Greg Jackson knows his mixed martial arts in and out of the cage. That's why the producers of the movie "Warrior" leaned on the MMA trainer so heavily.
You can check out "Warrior" when it's released this Tuesday Dec. 20 for digital download, On Demand and on DVD/Blue-ray.
Cagewriter has several copies of the DVD to give away. Check out the Cagewriter Facebook page for details. Happy Holidays!
The movie sounds great and it certainly has the stamp of approval from Jackson.
The Albuquerque-based owner of Jackson's MMA was an integral part of making the movie feel realistic.
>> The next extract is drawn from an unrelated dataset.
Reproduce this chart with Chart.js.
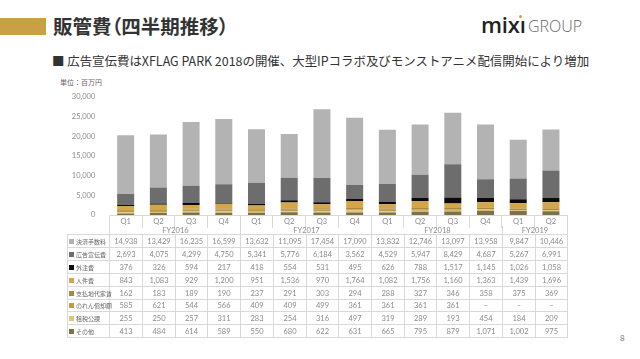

Jackson schooled the actors on the key moves and actions of the fight game, but he was on point in making sure everyone in the film knew how important it was to get across the positive messages of MMA.
"The biggest thing for me was how MMA and combat and martial arts in general can be a tool for good," Jackson told ESPN1100/98.9 FM. "[The producer] wanted to come at it from a more artistic point of view, a more realistic point of view."
Jackson thought "Warrior" was a true reflection of the game.
[...] It's as accurate as any movie can get about MMA. It shows again how martial arts can be a healing thing not just a tool of violence. So there's all these great messages in it that really resonated with me. I was excited to be a part of it," said Jackson.
ProMMANow did a nice review of the film that features brothers, who meet in the finale of a $5 million MMA tournament.
The attention to detail for the MMA fight scenes and the training the actors had to undergo to make them look like authentic fighters on screen will be appreciated by MMA fans.
The most difficult thing audiences will have to deal with is their sympathy and alliance between the brothers. They'll find themselves rooting for both guys, but for very different reasons.
Professional fighters Stephan Bonnar, Yves Edwards, Rashad Evans and Nate Marquardt all make appearances in the film. There's even a bow-tied Josh Rosenthal playing the referee role.